Just wanted to pass on something I learned from the great NZ show, "What's
Really in Our Food?" Season 4, Episode 2 - Table Spreads and Oils.
Most importantly "Over 90% of table spreads contain palm oil, however it can simply be listed as ‘vegetable oil’."
Palm oil is a problem as it is very difficult to buy sustainably produced oil. It's cheap, but responsible for the deforestation of rainforest in places such as Borneo and Sumatra - removing the habitat of orangutan and causing their extinction.
I knew that they used it in soaps, but was clueless about table spreads (as in margarine). Apparently the only table spread that doesn't use palm oil here is one which is based entirely on rice bran oil, Alfa One. Guess which one we buy now? (I think also a few letters are in order.)
Something else just for health info - virgin olive oil is just less refined - the terms refer to how it is processed. And there is no such thing as "light" oil (meaning less fattening). All oil is 100% fat.
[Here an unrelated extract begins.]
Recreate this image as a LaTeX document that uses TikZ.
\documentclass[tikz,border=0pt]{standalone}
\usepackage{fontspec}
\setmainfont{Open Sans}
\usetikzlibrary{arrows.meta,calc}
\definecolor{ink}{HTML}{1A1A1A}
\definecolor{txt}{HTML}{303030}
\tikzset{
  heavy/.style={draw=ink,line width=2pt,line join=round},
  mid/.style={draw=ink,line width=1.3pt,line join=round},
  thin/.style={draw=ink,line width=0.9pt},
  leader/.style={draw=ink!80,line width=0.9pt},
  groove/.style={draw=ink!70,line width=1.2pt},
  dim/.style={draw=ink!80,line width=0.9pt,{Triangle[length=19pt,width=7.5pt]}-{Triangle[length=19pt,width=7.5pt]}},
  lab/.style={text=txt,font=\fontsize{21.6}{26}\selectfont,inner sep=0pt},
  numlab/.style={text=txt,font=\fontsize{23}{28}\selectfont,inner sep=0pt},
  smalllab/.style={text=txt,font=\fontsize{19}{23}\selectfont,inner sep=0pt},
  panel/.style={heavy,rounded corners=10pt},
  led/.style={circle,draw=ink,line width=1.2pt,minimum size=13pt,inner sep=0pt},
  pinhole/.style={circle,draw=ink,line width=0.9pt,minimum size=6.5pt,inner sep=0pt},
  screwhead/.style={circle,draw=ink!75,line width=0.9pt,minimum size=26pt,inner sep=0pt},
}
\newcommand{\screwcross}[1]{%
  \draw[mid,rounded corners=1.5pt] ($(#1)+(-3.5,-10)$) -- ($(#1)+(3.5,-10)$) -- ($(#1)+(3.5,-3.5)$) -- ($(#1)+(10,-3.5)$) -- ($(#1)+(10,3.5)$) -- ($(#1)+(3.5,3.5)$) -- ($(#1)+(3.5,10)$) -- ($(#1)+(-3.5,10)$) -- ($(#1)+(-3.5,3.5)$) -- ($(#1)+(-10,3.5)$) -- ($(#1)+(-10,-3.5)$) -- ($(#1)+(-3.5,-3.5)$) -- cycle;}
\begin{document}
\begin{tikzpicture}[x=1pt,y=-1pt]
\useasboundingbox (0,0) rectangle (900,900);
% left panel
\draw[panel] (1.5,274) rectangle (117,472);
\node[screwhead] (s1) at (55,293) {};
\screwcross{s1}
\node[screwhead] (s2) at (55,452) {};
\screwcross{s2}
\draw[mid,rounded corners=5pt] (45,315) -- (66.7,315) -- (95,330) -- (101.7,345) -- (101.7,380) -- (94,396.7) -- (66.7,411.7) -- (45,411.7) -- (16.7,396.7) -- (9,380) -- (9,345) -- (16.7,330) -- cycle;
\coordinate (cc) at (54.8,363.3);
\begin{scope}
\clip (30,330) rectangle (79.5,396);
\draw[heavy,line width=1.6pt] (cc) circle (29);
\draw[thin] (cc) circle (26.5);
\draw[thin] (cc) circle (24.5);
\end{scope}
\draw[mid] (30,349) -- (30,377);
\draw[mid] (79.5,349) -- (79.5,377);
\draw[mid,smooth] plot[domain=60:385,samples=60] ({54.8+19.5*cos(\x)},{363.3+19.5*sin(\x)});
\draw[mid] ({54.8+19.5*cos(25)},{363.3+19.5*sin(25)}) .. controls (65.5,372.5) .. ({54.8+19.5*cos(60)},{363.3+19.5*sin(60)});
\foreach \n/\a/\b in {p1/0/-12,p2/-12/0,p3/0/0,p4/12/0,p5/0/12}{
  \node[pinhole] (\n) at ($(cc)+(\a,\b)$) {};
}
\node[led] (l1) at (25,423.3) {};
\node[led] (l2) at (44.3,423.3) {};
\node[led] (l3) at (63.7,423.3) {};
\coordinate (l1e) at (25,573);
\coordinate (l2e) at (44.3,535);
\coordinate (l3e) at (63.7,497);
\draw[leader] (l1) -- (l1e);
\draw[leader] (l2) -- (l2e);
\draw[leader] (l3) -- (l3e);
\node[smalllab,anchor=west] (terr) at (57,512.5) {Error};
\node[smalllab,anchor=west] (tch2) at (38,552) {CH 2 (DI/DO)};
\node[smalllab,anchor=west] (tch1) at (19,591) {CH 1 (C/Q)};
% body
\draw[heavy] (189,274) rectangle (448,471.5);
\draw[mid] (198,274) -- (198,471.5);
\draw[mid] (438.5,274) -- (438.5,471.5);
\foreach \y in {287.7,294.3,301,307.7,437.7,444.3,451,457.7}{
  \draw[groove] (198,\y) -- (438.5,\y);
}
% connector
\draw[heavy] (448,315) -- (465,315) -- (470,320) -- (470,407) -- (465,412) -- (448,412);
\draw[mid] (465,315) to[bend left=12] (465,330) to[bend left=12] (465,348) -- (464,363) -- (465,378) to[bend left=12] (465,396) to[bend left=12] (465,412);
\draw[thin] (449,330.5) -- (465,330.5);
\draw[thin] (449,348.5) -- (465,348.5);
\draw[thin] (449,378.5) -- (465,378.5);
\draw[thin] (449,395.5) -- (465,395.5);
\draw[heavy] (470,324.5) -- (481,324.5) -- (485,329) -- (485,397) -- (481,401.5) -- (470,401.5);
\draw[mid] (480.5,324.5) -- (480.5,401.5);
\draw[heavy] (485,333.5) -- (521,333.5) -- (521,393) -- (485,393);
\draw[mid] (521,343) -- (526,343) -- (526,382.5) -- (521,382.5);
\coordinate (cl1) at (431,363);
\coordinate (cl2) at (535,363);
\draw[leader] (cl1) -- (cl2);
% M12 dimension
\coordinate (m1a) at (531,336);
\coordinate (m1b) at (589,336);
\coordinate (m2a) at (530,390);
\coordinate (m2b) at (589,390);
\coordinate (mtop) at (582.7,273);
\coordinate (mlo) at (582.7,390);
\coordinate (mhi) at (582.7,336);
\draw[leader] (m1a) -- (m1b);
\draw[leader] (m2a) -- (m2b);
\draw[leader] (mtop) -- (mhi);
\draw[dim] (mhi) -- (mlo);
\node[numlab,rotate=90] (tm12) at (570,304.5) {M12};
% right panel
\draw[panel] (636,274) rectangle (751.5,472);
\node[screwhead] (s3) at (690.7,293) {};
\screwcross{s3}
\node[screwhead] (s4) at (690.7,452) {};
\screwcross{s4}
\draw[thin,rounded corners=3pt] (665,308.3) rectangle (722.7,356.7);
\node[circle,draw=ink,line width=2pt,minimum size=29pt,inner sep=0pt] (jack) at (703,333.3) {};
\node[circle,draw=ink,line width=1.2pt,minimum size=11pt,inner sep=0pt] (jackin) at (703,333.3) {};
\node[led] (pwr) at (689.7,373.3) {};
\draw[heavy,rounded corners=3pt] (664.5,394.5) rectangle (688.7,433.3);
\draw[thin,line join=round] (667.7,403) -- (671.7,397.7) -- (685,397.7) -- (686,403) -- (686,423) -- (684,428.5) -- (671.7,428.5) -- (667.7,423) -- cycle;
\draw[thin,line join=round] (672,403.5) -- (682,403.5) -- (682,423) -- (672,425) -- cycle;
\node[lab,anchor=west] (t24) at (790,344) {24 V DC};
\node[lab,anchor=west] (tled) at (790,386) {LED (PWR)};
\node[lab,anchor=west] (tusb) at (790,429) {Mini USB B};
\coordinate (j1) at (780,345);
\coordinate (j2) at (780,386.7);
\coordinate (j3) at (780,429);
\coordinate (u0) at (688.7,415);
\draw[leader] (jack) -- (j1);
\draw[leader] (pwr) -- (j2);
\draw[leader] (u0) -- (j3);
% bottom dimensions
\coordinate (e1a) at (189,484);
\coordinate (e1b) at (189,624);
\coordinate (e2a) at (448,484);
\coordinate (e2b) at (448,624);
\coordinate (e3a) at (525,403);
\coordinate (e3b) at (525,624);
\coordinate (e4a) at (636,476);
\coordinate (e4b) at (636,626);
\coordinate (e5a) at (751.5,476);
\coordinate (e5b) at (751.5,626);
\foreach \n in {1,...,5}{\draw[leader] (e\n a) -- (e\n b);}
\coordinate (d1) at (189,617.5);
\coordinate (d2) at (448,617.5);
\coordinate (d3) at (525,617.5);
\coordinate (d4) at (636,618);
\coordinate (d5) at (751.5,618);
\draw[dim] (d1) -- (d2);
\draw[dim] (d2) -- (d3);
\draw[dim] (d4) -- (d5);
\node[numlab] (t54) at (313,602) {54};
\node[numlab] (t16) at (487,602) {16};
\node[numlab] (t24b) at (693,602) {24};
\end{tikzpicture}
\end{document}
From the "What's Really in Our Food?" website:
Cold pressed oils undergo minimal processing – the fruit or seed they’re made from is simply pressed so that the oil comes out. These oils usually have strong flavours that get destroyed by heating so they’re better used on salads or breads. Not all olive oils are cold pressed. Extra virgin and virgin olive oils are the result of the first and second pressings of olives.
But, more refined oils can be cooked at higher temperatures (before they start smoking). And...
Unlike wine, extra virgin olive oil is best enjoyed fresh. Over time, the oil degrades – both heat and light also contribute to this. Italian olive oils have a great reputation but if you’re an extra virgin olive oil fan it’s probably better to buy locally produced olive oils because they’re likely to be fresher.